The DWARF committee published version 4 of DWARF, which offers "improved data compression, better description of optimized code, and support for new language features in C++", in 2010. [3]

Version 5 of the DWARF format was published in February 2017. [4] [5] It "incorporates improvements in many areas: better data compression, separation of debugging data from executable files, improved description of macros and source files, faster searching for symbols, improved debugging of optimized code, as well as numerous improvements in functionality and performance."

Structure

DWARF uses a data structure called a Debugging Information Entry (DIE) to represent each variable, type, procedure, etc. A DIE has a tag (e.g., DW_TAG_variable, DW_TAG_pointer_type, DW_TAG_subprogram) and attributes (key-value pairs). A DIE can have nested (child) DIEs, forming a tree structure. A DIE attribute can refer to another DIE anywhere in the tree—for instance, a DIE representing a variable would have a DW_AT_type entry pointing to the DIE describing the variable's type.
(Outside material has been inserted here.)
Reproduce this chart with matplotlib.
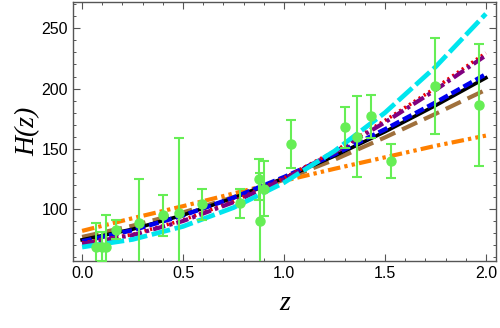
import numpy as np
import matplotlib
matplotlib.use("Agg")
import matplotlib.pyplot as plt

# observed H(z) points
z_obs = [0.07, 0.10, 0.12, 0.17, 0.28, 0.40, 0.48, 0.593, 0.781, 0.875,
         0.88, 0.90, 1.037, 1.30, 1.363, 1.43, 1.53, 1.75, 1.965]
H_obs = [69, 69, 68.6, 83, 88.8, 95, 97, 104, 105, 125,
         90, 117, 154, 168, 160, 177, 140, 202, 186.5]
H_err = [19.6, 12, 26.2, 8, 36.6, 17, 62, 13, 12, 17,
         40, 23, 20, 17, 33.6, 18, 14, 40, 50.4]

# model curves
z_mod = [0.0, 0.25, 0.5, 0.75, 1.0, 1.25, 1.5, 1.75, 2.0]
H_black = [74.6, 83.4, 95.1, 109.3, 125.8, 144.1, 164.2, 185.9, 208.9]
H_blue = [73.3, 82.6, 94.8, 109.6, 126.6, 145.5, 166.2, 188.4, 211.9]
H_red = [72.0, 79.0, 91.0, 106.5, 125.8, 148.0, 173.5, 200.5, 229.5]
H_purple = [71.3, 78.5, 90.2, 105.8, 125.0, 147.2, 172.0, 198.8, 227.5]
H_cyan = [68.6, 74.9, 85.7, 101.3, 122.0, 148.2, 180.0, 217.9, 262.0]
H_brown = [77.0, 86.3, 97.3, 110.0, 124.5, 141.0, 159.5, 179.0, 199.0]
H_orange = [82.0, 92.5, 102.5, 113.0, 123.5, 133.5, 143.0, 152.5, 161.0]

plt.rcParams['font.family'] = ['Liberation Sans', 'DejaVu Sans']

fig = plt.figure(figsize=(5.0, 3.28), dpi=100)
ax = fig.add_axes([0.146, 0.203, 0.846, 0.791])

ax.errorbar(z_obs, H_obs, yerr=H_err, fmt='o', color='#66ee55', ms=6.5,
            elinewidth=1.5, capsize=3.5, capthick=1.5, zorder=10)

ax.plot(z_mod, H_black, color='black', lw=2.6, zorder=3)
ax.plot(z_mod, H_blue, color='#0000ee', lw=3.2, dashes=(2.2, 0.9), zorder=4)
ax.plot(z_mod, H_red, color='#ee0000', lw=2.6, dashes=(0.6, 1.0), zorder=4)
ax.plot(z_mod, H_purple, color='#800080', lw=3.0, dashes=(3.0, 1.0, 0.8, 1.0), zorder=5)
ax.plot(z_mod, H_cyan, color='#00e5ee', lw=3.4, dashes=(4.0, 1.0), zorder=6)
ax.plot(z_mod, H_brown, color='#a0703c', lw=3.0, dashes=(4.0, 1.8), zorder=2)
ax.plot(z_mod, H_orange, color='#ff8000', lw=3.0,
        dashes=(3.0, 1.0, 0.8, 1.0, 0.8, 1.0), zorder=2)

ax.set_xlim(-0.045, 2.05)
ax.set_ylim(56.7, 271.8)
ax.set_xticks([0.0, 0.5, 1.0, 1.5, 2.0])
ax.set_xticklabels(['0.0', '0.5', '1.0', '1.5', '2.0'])
ax.set_xticks(np.arange(0, 2.05, 0.1), minor=True)
ax.set_yticks([100, 150, 200, 250])
ax.set_yticks(np.arange(60, 271, 10), minor=True)
ax.tick_params(which='both', direction='in', top=True, right=True,
               color='#555555', labelsize=11.5)
ax.tick_params(which='major', length=5, width=0.8)
ax.tick_params(which='minor', length=2.5, width=0.7)
for s in ax.spines.values():
    s.set_color('#555555')
    s.set_linewidth(1.0)

ax.set_xlabel('z', family='Liberation Serif', style='italic', fontsize=20, labelpad=7)
ax.set_ylabel('H(z)', family='Liberation Serif', style='italic', fontsize=20, labelpad=1)

fig.savefig('out.png', dpi=100)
To save space, two large tables needed by symbolic debuggers are represented as byte-coded instructions for simple, special-purpose finite-state machines. The Line Number Table, which maps code locations to source code locations and vice versa, also specifies which instructions are part of function prologues and epilogues. The Call Frame Information table allows debuggers to locate frames on the call stack.

DWARF has been divided into different sections like .debug_info, [6] .debug_frame, etc.

Tools

Libdwarf is a library that provides access to the DWARF debugging information in executable files and object files. [7]

Further reading

Michael Eager, chair of the DWARF Standards Committee, has written an introduction to debugging formats and DWARF 3, Introduction to the DWARF Debugging Format. [1]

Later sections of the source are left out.